The breakdown of weekend talks between Russia and members of OPEC over whether to make more production cuts to cope with a steep demand decline has set the scene for a "land grab" a stampede by major producers for market-share.
In fact, it could be worse than a competition to sell oil at a time of declining demand because there is mounting speculation that the cause of the failed plan to cut production is a Russian plan to "weaponise" oil in its never-ending feud with the US.
According to reports from Vienna, home of OPEC and site of the weekend meeting, Saudi Arabia was keen on another round of production cuts to try and prop up the price.
Russia, which had been expected to support the Saudi plan, not only opposed more cuts it argued that existing cuts should be removed and all oil producers allowed to open the spigots.
We've been here before when it was OPEC which thought it could kill the upstart US shale-oil producers who had flooded the world market with their revolutionary (but high cost) production techniques.
Those past efforts to kill shale failed and there's no reason to believe another shot at the US producers will work this time.
But there is a difference.
This time it's more than a business maneuver.
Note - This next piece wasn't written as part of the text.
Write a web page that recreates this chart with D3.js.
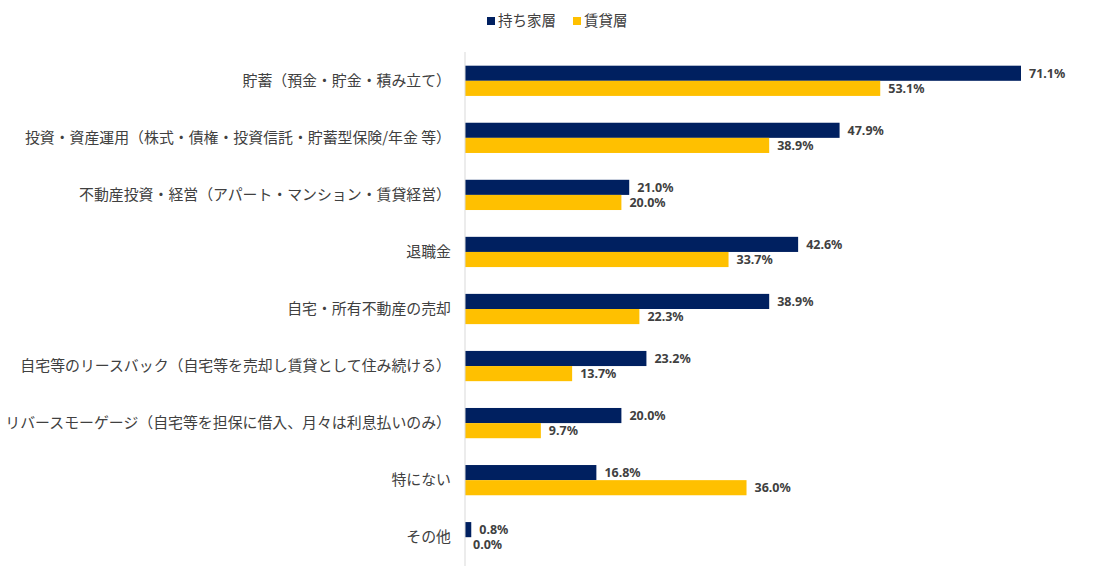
<!DOCTYPE html>
<html>
<head>
<meta charset="utf-8">
<script src="https://cdn.jsdelivr.net/npm/d3@7"></script>
<style>
body { margin: 0; background: #fff; }
text { font-family: "Noto Sans CJK JP", "Noto Sans", sans-serif; }
</style>
</head>
<body>
<svg id="chart"></svg>
<script>
var categories = ["貯蓄（預金・貯金・積み立て）",
    "投資・資産運用（株式・債権・投資信託・貯蓄型保険/年金 等）",
    "不動産投資・経営（アパート・マンション・賃貸経営）",
    "退職金",
    "自宅・所有不動産の売却",
    "自宅等のリースバック（自宅等を売却し賃貸として住み続ける）",
    "リバースモーゲージ（自宅等を担保に借入、月々は利息払いのみ）",
    "特にない",
    "その他"]
var seriesNames = ["持ち家層", "賃貸層"]
var owners = [71.1, 47.9, 21.0, 42.6, 38.9, 23.2, 20.0, 16.8, 0.8]
var renters = [53.1, 38.9, 20.0, 33.7, 22.3, 13.7, 9.7, 36.0, 0.0]
var colors = ["#002060", "#FFC000"]

var dimensions = {
    width: 1107,
    height: 583,
    margin: { top: 52, bottom: 17, left: 465, right: 20 }
}

var svg = d3.select("#chart")
    .attr("width", dimensions.width)
    .attr("height", dimensions.height)

var rows = categories.map(function (c, i) { return { cat: c, values: [owners[i], renters[i]] } })

var xScale = d3.scaleLinear()
    .domain([0, 71.1])
    .range([dimensions.margin.left, 1021])

var yScale = d3.scaleBand()
    .domain(categories)
    .range([dimensions.margin.top, dimensions.height - dimensions.margin.bottom])
    .paddingInner(0.47)
    .paddingOuter(0.24)

var inner = d3.scaleBand()
    .domain([0, 1])
    .range([0, yScale.bandwidth()])

// bars
var groups = svg.selectAll("g.row")
    .data(rows)
    .enter()
    .append("g")
    .attr("class", "row")
    .attr("transform", d => "translate(0," + yScale(d.cat) + ")")

groups.selectAll("rect")
    .data(d => d.values)
    .enter()
    .append("rect")
    .attr("x", xScale(0))
    .attr("y", (d, i) => inner(i))
    .attr("width", d => xScale(d) - xScale(0))
    .attr("height", inner.bandwidth())
    .attr("fill", (d, i) => colors[i])

groups.selectAll("text.val")
    .data(d => d.values)
    .enter()
    .append("text")
    .attr("class", "val")
    .attr("x", d => xScale(d) + 8)
    .attr("y", (d, i) => inner(i) + inner.bandwidth() / 2)
    .attr("dy", "0.36em")
    .attr("font-size", 12.5)
    .attr("font-weight", "bold")
    .attr("fill", "#404040")
    .style("font-family", '"Noto Sans", sans-serif')
    .text(d => d.toFixed(1) + "%")

// axis
var yAxis = svg.append("g")
    .attr("transform", "translate(" + xScale(0) + ",0)")
    .call(d3.axisLeft(yScale).tickSize(0).tickPadding(14))

yAxis.select(".domain")
    .attr("stroke", "#d9d9d9")
    .attr("d", "M0," + dimensions.margin.top + "V" + (dimensions.height - dimensions.margin.bottom))

yAxis.selectAll("text")
    .attr("font-size", 14.9)
    .attr("fill", "#404040")
    .style("font-family", '"Noto Sans CJK JP", sans-serif')

// legend
var legend = svg.append("g")
    .attr("transform", "translate(487,21)")

var lx = [0, 86]
var items = legend.selectAll("g")
    .data(seriesNames)
    .enter()
    .append("g")
    .attr("transform", (d, i) => "translate(" + lx[i] + ",0)")

items.append("rect")
    .attr("x", 0)
    .attr("y", -4)
    .attr("width", 8)
    .attr("height", 8)
    .attr("fill", (d, i) => colors[i])

items.append("text")
    .attr("x", 11)
    .attr("y", 0)
    .attr("dy", "0.36em")
    .attr("font-size", 14.5)
    .attr("fill", "#404040")
    .text(d => d)
</script>
</body>
</html>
Its more political than ever, which is saying a lot because oil has always been political, and it's got a whiff of the Cold War about it as Russia and the US face off in an oil-world equivalent of a wild-west gunfight.
How the game plays out from the start of business this week will be interesting to watch and profoundly significant for every oil and gas producer in the world.
Australia will not escape what could be a period of turmoil with two big LNG projects (Scarborough and Browse) edging closer to final investment decisions with a positive result heavily dependent on confidence at the highest level of the project proponents that oil is not about to crash.
The price of LNG is, to some degree, separate from the oil price, though ultimately it's the oil price which sets the price of every other form of energy - including coal and renewables -- a factor which the wind and solar cheer squad ought to be thinking about because super-cheap oil could kill their dreams.
As far as can be determined from observations outside the Vienna meeting room where OPEC delegates and those from Russia met there was a very pointed clash of views.
Saudi Arabia wanted the cuts to get a better handle on what's happening with oil demand as the coronavirus dampens global growth and oil traders report the weakest demand growth since the 2008 global financial crisis.
Russian delegates allegedly said they had grown tired of US shale producers feeding off the higher prices provided by OPEC and Russian production cuts and it was time to make a stand with the objective being to destroy the US shale sector.
Whether the Russian aim is as simple as destroying shale is an interesting question because it's also possible that an attack on US oil today is a political power-play given the start of the US Presidential election campaign.
Russia is also reported to believe that an attack on US shale will damage the wider US oil industry and the US economy
Slugcatcher has been around a while and two things he knows for certain are that Russia loves playing political games and that the US economy is a lot bigger than a single industry.
More importantly, cheaper oil is actually a win for the overall US economy whereas it's poison for Russia, Saudi Arabia and other countries which are excessively reliant on oil and gas to balance their budgets.
At the close to business in New York on Friday oil, as measured by Brent quality crude, was trading at US$45.27 a barrel, down $4.68/bbl on the day, or a whopping 9.33%, taking the price fall over the past 12 months to 31.3% with most of that coming since the start of 2020 - with an accelerating trend as coronavirus fears mounted.
Whether a commonsense solution can be found before a full-blown price war breaks out is a critical issue because it seems to some outside observers that neither Saudi Arabia nor Russia (with their central-command governments and economies) are the most exposed to a price war which could drive oil back below $30/bbl, a price not seen for 20 years.
Helima Croft, head of global commodity strategy at RBC Capital Markets, an investment bank, told London's Financial Times newspaper that she couldn't see how Saudi Arabia or Russia had anything to gain from a price war, even if it was a Russian attempt the play games with the US.
"OPEC and Russia are staring into the abyss," Croft said. "It's not clear what Russia hopes to gain from burning the house down."
The answer to Croft's pertinent question is that the gain being sought by Russia is more political than financial, which is a big worry for the oil industry.